RECORDED INFORMATION:
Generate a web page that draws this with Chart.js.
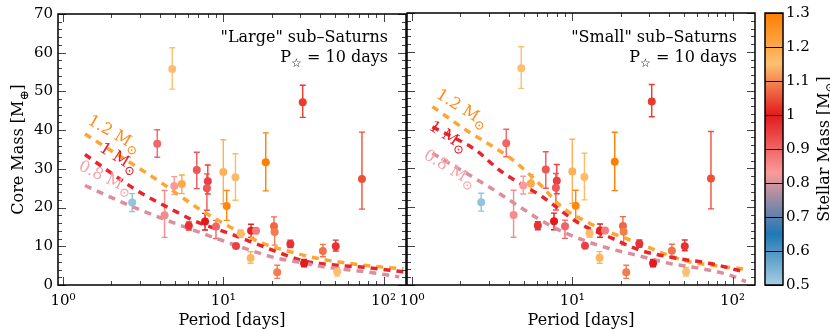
<!DOCTYPE html>
<html lang="en">
<head>
<meta charset="UTF-8">
<title>Sub-Saturn core masses</title>
<script src="https://cdn.jsdelivr.net/npm/chart.js"></script>
<style>
  body { margin: 0; background: #fff; }
  #wrap { position: relative; width: 830px; height: 332px; }
  canvas { position: absolute; top: 0; }
</style>
</head>
<body>
<div id="wrap">
  <canvas id="left" width="410" height="332" style="left:0"></canvas>
  <canvas id="right" width="370" height="332" style="left:390px"></canvas>
  <canvas id="cbar" width="70" height="332" style="left:760px"></canvas>
</div>

<script>
// planets (same sample in both panels)
const period      = [4.8, 31.3, 3.87, 18.4, 73.3, 6.83, 8.0, 7.9, 10.0, 11.9, 10.5, 4.94, 5.51, 2.70, 4.30, 6.09, 7.69, 9.0, 12.8, 12.0, 14.9, 16.0, 14.8, 20.7, 20.9, 21.7, 26.2, 31.9, 41.8, 50.3, 51.3];
const coreMass    = [55.8, 47.2, 36.5, 31.7, 27.4, 29.7, 26.8, 25.0, 29.2, 27.8, 20.4, 25.6, 26.1, 21.3, 18.0, 15.3, 16.4, 15.1, 13.3, 10.1, 14.0, 14.0, 7.0, 15.2, 13.7, 3.3, 10.6, 5.6, 8.8, 10.0, 3.4];
const massLo      = [50.6, 43.3, 33.0, 24.3, 19.6, 24.9, 23.5, 19.3, 21.0, 21.9, 16.7, 23.4, 23.6, 19.0, 12.3, 14.2, 14.2, 12.0, 12.3, 9.6, 12.3, 13.3, 5.6, 14.2, 10.3, 1.7, 9.7, 4.7, 7.3, 8.8, 2.3];
const massHi      = [61.3, 51.6, 40.1, 39.3, 39.5, 34.3, 31.0, 28.7, 37.5, 33.9, 24.4, 28.0, 28.4, 23.6, 24.4, 16.3, 18.5, 16.7, 14.2, 10.6, 15.7, 14.6, 8.6, 17.6, 15.0, 5.1, 11.6, 6.6, 10.5, 11.6, 4.5];
const stellarMass = [1.15, 1.03, 0.9, 1.3, 1.05, 0.92, 0.95, 0.92, 1.18, 1.16, 1.28, 0.83, 1.2, 0.52, 0.85, 0.97, 1.0, 0.9, 1.16, 0.95, 0.99, 0.87, 1.17, 1.07, 1.09, 1.09, 0.97, 1.0, 1.08, 0.97, 1.15];

// model curves, "Large" panel
const lgP12 = [1.37, 2.0, 4.04, 6.8, 11.0, 17.8, 26.2, 38.5, 75, 133];
const lgM12 = [39.0, 34.7, 26.6, 20.1, 15.0, 10.7, 8.6, 6.9, 5.1, 4.2];
const lgP10 = [1.37, 3.03, 5.1, 6.5, 11.6, 17.8, 26.2, 33.3, 51, 75, 133];
const lgM10 = [33.7, 23.9, 18.9, 16.7, 12.9, 9.9, 7.3, 6.0, 5.1, 4.6, 3.4];
const lgP08 = [1.37, 2.75, 9.1, 14.7, 21.7, 28.8, 42, 62, 91, 125];
const lgM08 = [25.7, 20.1, 12.0, 9.0, 6.9, 6.0, 4.7, 3.9, 3.0, 2.1];

// model curves, "Small" panel
const smP12 = [1.34, 2.17, 4.24, 6.5, 8.3, 12.8, 17.8, 26.2, 36.6, 53.6, 75, 118];
const smM12 = [45.9, 39.9, 32.2, 25.3, 20.6, 15.9, 13.3, 10.7, 8.2, 6.0, 5.1, 4.1];
const smP10 = [1.34, 2.5, 3.5, 6.5, 11.0, 17.8, 26.2, 44.5, 71, 118];
const smM10 = [40.7, 34.7, 29.6, 22.7, 15.9, 12.0, 9.0, 6.9, 5.6, 3.4];
const smP08 = [1.34, 2.9, 7.5, 11.6, 17.0, 25, 40, 62, 95, 121];
const smM08 = [33.9, 25.7, 15.0, 11.6, 9.4, 7.7, 5.6, 4.3, 2.6, 0.9];

const xTickVals = [1, 10, 100];
const xTickLabels = ['10\u2070', '10\u00b9', '10\u00b2'];
const yTickVals = [0, 10, 20, 30, 40, 50, 60, 70];
const yTickLabels = ['0', '10', '20', '30', '40', '50', '60', '70'];
const cbTickVals = [0.5, 0.6, 0.7, 0.8, 0.9, 1.0, 1.1, 1.2, 1.3];
const cbTickLabels = ['0.5', '0.6', '0.7', '0.8', '0.9', '1', '1.1', '1.2', '1.3'];

// colour map for stellar mass
const cmapVals = [0.5, 0.65, 0.83, 1.0, 1.15, 1.3];
const cmapCols = ['#a6cee3', '#1f78b4', '#fb9a99', '#e31a1c', '#fdbf6f', '#ff7f00'];

const FONT = '"DejaVu Serif"';
const SUN = '\u2299';
const hex2rgb = h => [1, 3, 5].map(i => parseInt(h.slice(i, i + 2), 16));
function cmap(v) {
  v = Math.max(cmapVals[0], Math.min(cmapVals[cmapVals.length - 1], v));
  for (let i = 0; i < cmapVals.length - 1; i++) {
    if (v <= cmapVals[i + 1]) {
      const t = (v - cmapVals[i]) / (cmapVals[i + 1] - cmapVals[i]);
      const a = hex2rgb(cmapCols[i]), b = hex2rgb(cmapCols[i + 1]);
      return 'rgb(' + a.map((c, k) => Math.round(c + (b[k] - c) * t)).join(',') + ')';
    }
  }
}

// text with subscripts: parts = [[text, isSub], ...]
function rich(ctx, parts, x, y, size, align, color, subScale) {
  const sc = subScale || 0.72;
  const font = s => (s ? Math.round(size * sc) : size) + 'px ' + FONT;
  let total = 0;
  const ws = parts.map(([t, s]) => { ctx.font = font(s); const w = ctx.measureText(t).width; total += w; return w; });
  let cx = align === 'right' ? x - total : align === 'center' ? x - total / 2 : x;
  ctx.fillStyle = color || '#000';
  ctx.textAlign = 'left';
  ctx.textBaseline = 'alphabetic';
  parts.forEach(([t, s], i) => {
    ctx.font = font(s);
    ctx.fillText(t, cx, y + (s ? size * 0.3 : 0));
    cx += ws[i];
  });
}

const errorBars = {
  id: 'errorBars',
  beforeDatasetsDraw(chart) {
    const { ctx, scales: { x, y } } = chart;
    ctx.save();
    ctx.lineWidth = 1.4;
    period.forEach((p, i) => {
      const px = x.getPixelForValue(p);
      const y0 = y.getPixelForValue(massLo[i]), y1 = y.getPixelForValue(massHi[i]);
      ctx.strokeStyle = cmap(stellarMass[i]);
      ctx.beginPath();
      ctx.moveTo(px, y0); ctx.lineTo(px, y1);
      ctx.moveTo(px - 3, y0); ctx.lineTo(px + 3, y0);
      ctx.moveTo(px - 3, y1); ctx.lineTo(px + 3, y1);
      ctx.stroke();
    });
    ctx.restore();
  }
};

// inward ticks on all sides, frame, titles and labels
const decor = {
  id: 'decor',
  afterDraw(chart, args, o) {
    const { ctx, chartArea: a, scales: { x, y } } = chart;
    ctx.save();
    ctx.strokeStyle = '#444';
    ctx.lineWidth = 1;
    ctx.beginPath();
    for (const d of [0.1, 1, 10, 100]) {
      for (let k = 1; k < 10; k++) {
        const v = d * k;
        if (v < x.min || v > x.max) continue;
        const px = Math.round(x.getPixelForValue(v)) + 0.5;
        const L = k === 1 ? 8 : 4;
        ctx.moveTo(px, a.bottom); ctx.lineTo(px, a.bottom - L);
        ctx.moveTo(px, a.top); ctx.lineTo(px, a.top + L);
      }
    }
    for (let v = 0; v <= 70; v += 2) {
      const py = Math.round(y.getPixelForValue(v)) + 0.5;
      const L = v % 10 === 0 ? 8 : 4;
      ctx.moveTo(a.left, py); ctx.lineTo(a.left + L, py);
      ctx.moveTo(a.right, py); ctx.lineTo(a.right - L, py);
    }
    ctx.stroke();
    ctx.strokeStyle = '#000';
    ctx.lineWidth = 1.5;
    ctx.strokeRect(a.left, a.top, a.right - a.left, a.bottom - a.top);

    // panel title
    rich(ctx, [[o.title, false]], a.right - 18, 42, 16, 'right');
    rich(ctx, [['P', false], ['\u2606', true], [' = 10 days', false]], a.right - 18, 62, 16, 'right');

    // x axis title
    rich(ctx, [['Period [days]', false]], (a.left + a.right) / 2, 325, 16, 'center');
    if (o.ytitle) {
      ctx.save();
      ctx.translate(23, (a.top + a.bottom) / 2);
      ctx.rotate(-Math.PI / 2);
      rich(ctx, [['Core Mass [M', false], ['\u2295', true], [']', false]], 0, 0, 16, 'center');
      ctx.restore();
    }

    // curve labels
    for (const l of o.labels) {
      ctx.save();
      ctx.translate(x.getPixelForValue(l.p), y.getPixelForValue(l.m));
      ctx.rotate(l.ang * Math.PI / 180);
      rich(ctx, [[l.t + ' M', false], [SUN, true]], 0, -1, 16, 'center', l.c, 0.8);
      ctx.restore();
    }
    ctx.restore();
  }
};

function curve(px, my, color, order) {
  return {
    data: px.map((p, i) => ({ x: p, y: my[i] })),
    showLine: true, pointRadius: 0, borderColor: color, borderWidth: 3.5,
    borderDash: [7, 6], cubicInterpolationMode: 'monotone', order: order
  };
}

function panel(id, curves, opts, withY, padRight, yWidth) {
  return new Chart(document.getElementById(id), {
    type: 'scatter',
    data: {
      datasets: [{
        data: period.map((p, i) => ({ x: p, y: coreMass[i] })),
        pointBackgroundColor: stellarMass.map(cmap),
        pointBorderWidth: 0, pointRadius: 4, order: 0
      }].concat(curves)
    },
    options: {
      responsive: false, animation: false, events: [],
      layout: { padding: { top: 13, right: padRight, left: 0, bottom: 0 } },
      plugins: { legend: { display: false }, tooltip: { enabled: false }, decor: opts },
      scales: {
        x: {
          type: 'logarithmic', min: 0.93, max: 138,
          grid: { display: false, drawTicks: false }, border: { display: false },
          afterBuildTicks: s => { s.ticks = xTickVals.map(v => ({ value: v })); },
          afterFit: s => { s.height = 47; },
          ticks: { color: '#000', padding: 7, font: { family: FONT, size: 15 }, autoSkip: false, maxRotation: 0,
                   callback: (v, i) => xTickLabels[i] }
        },
        y: {
          min: 0, max: 70,
          grid: { display: false, drawTicks: false }, border: { display: false },
          afterBuildTicks: s => { s.ticks = yTickVals.map(v => ({ value: v })); },
          afterFit: s => { s.width = yWidth; },
          ticks: { display: withY, color: '#000', padding: 5, font: { family: FONT, size: 15 },
                   callback: (v, i) => yTickLabels[i] }
        }
      }
    },
    plugins: [errorBars, decor]
  });
}

panel('left', [
  curve(lgP12, lgM12, '#ffa533', 3),
  curve(lgP10, lgM10, '#e8252b', 2),
  curve(lgP08, lgM08, '#dc8e9c', 1)
], {
  title: '"Large" sub\u2013Saturns', ytitle: true,
  labels: [
    { t: '1.2', p: 2.0, m: 37.8, ang: 30, c: '#ff8a1a' },
    { t: '1', p: 2.14, m: 31.6, ang: 32, c: '#e0202a' },
    { t: '0.8', p: 1.78, m: 26.4, ang: 26, c: '#f7a3aa' }
  ]
}, true, 3, 58);

panel('right', [
  curve(smP12, smM12, '#ffa533', 3),
  curve(smP10, smM10, '#e8252b', 2),
  curve(smP08, smM08, '#dc8e9c', 1)
], {
  title: '"Small" sub\u2013Saturns', ytitle: false,
  labels: [
    { t: '1.2', p: 1.97, m: 44.2, ang: 32, c: '#ff8a1a' },
    { t: '1', p: 1.61, m: 37.0, ang: 33, c: '#e0202a' },
    { t: '0.8', p: 1.65, m: 28.7, ang: 31, c: '#f7a3aa' }
  ]
}, false, 5, 17);

// colour bar
const cbarDraw = {
  id: 'cbarDraw',
  beforeDatasetsDraw(chart) {
    const { ctx, chartArea: a, scales: { y } } = chart;
    const g = ctx.createLinearGradient(0, y.getPixelForValue(0.5), 0, y.getPixelForValue(1.3));
    cmapVals.forEach((v, i) => g.addColorStop((v - 0.5) / 0.8, cmapCols[i]));
    ctx.save();
    ctx.fillStyle = g;
    ctx.fillRect(a.left, a.top, a.right - a.left, a.bottom - a.top);
    ctx.strokeStyle = '#000';
    ctx.lineWidth = 1;
    ctx.beginPath();
    cbTickVals.forEach(v => {
      const py = Math.round(y.getPixelForValue(v)) + 0.5;
      ctx.moveTo(a.left, py); ctx.lineTo(a.right, py);
    });
    ctx.stroke();
    ctx.lineWidth = 1.5;
    ctx.strokeRect(a.left, a.top, a.right - a.left, a.bottom - a.top);
    ctx.translate(69, (a.top + a.bottom) / 2);
    ctx.rotate(-Math.PI / 2);
    rich(ctx, [['Stellar Mass [M', false], [SUN, true], [']', false]], 0, 0, 16, 'center');
    ctx.restore();
  }
};

new Chart(document.getElementById('cbar'), {
  type: 'scatter',
  data: { datasets: [] },
  options: {
    responsive: false, animation: false, events: [],
    layout: { padding: { top: 13, right: 0, left: 5, bottom: 47 } },
    plugins: { legend: { display: false }, tooltip: { enabled: false } },
    scales: {
      x: { display: false },
      y: {
        position: 'right', min: 0.5, max: 1.3,
        grid: { display: false, drawTicks: false }, border: { display: false },
        afterBuildTicks: s => { s.ticks = cbTickVals.map(v => ({ value: v })); },
        afterFit: s => { s.width = 47; },
        ticks: { color: '#000', padding: 3, font: { family: FONT, size: 15 },
                 callback: (v, i) => cbTickLabels[i] }
      }
    }
  },
  plugins: [cbarDraw]
});
</script>
</body>
</html>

DIRECTIVE: Exactly as written, please give again the lines from the beginning of the listing through the line containing "1.08, 0.97, 1.15];", inclusive, without any pictures.

EXERCISE OUTPUT:
Generate a web page that draws this with Chart.js.
<!DOCTYPE html>
<html lang="en">
<head>
<meta charset="UTF-8">
<title>Sub-Saturn core masses</title>
<script src="https://cdn.jsdelivr.net/npm/chart.js"></script>
<style>
  body { margin: 0; background: #fff; }
  #wrap { position: relative; width: 830px; height: 332px; }
  canvas { position: absolute; top: 0; }
</style>
</head>
<body>
<div id="wrap">
  <canvas id="left" width="410" height="332" style="left:0"></canvas>
  <canvas id="right" width="370" height="332" style="left:390px"></canvas>
  <canvas id="cbar" width="70" height="332" style="left:760px"></canvas>
</div>

<script>
// planets (same sample in both panels)
const period      = [4.8, 31.3, 3.87, 18.4, 73.3, 6.83, 8.0, 7.9, 10.0, 11.9, 10.5, 4.94, 5.51, 2.70, 4.30, 6.09, 7.69, 9.0, 12.8, 12.0, 14.9, 16.0, 14.8, 20.7, 20.9, 21.7, 26.2, 31.9, 41.8, 50.3, 51.3];
const coreMass    = [55.8, 47.2, 36.5, 31.7, 27.4, 29.7, 26.8, 25.0, 29.2, 27.8, 20.4, 25.6, 26.1, 21.3, 18.0, 15.3, 16.4, 15.1, 13.3, 10.1, 14.0, 14.0, 7.0, 15.2, 13.7, 3.3, 10.6, 5.6, 8.8, 10.0, 3.4];
const massLo      = [50.6, 43.3, 33.0, 24.3, 19.6, 24.9, 23.5, 19.3, 21.0, 21.9, 16.7, 23.4, 23.6, 19.0, 12.3, 14.2, 14.2, 12.0, 12.3, 9.6, 12.3, 13.3, 5.6, 14.2, 10.3, 1.7, 9.7, 4.7, 7.3, 8.8, 2.3];
const massHi      = [61.3, 51.6, 40.1, 39.3, 39.5, 34.3, 31.0, 28.7, 37.5, 33.9, 24.4, 28.0, 28.4, 23.6, 24.4, 16.3, 18.5, 16.7, 14.2, 10.6, 15.7, 14.6, 8.6, 17.6, 15.0, 5.1, 11.6, 6.6, 10.5, 11.6, 4.5];
const stellarMass = [1.15, 1.03, 0.9, 1.3, 1.05, 0.92, 0.95, 0.92, 1.18, 1.16, 1.28, 0.83, 1.2, 0.52, 0.85, 0.97, 1.0, 0.9, 1.16, 0.95, 0.99, 0.87, 1.17, 1.07, 1.09, 1.09, 0.97, 1.0, 1.08, 0.97, 1.15];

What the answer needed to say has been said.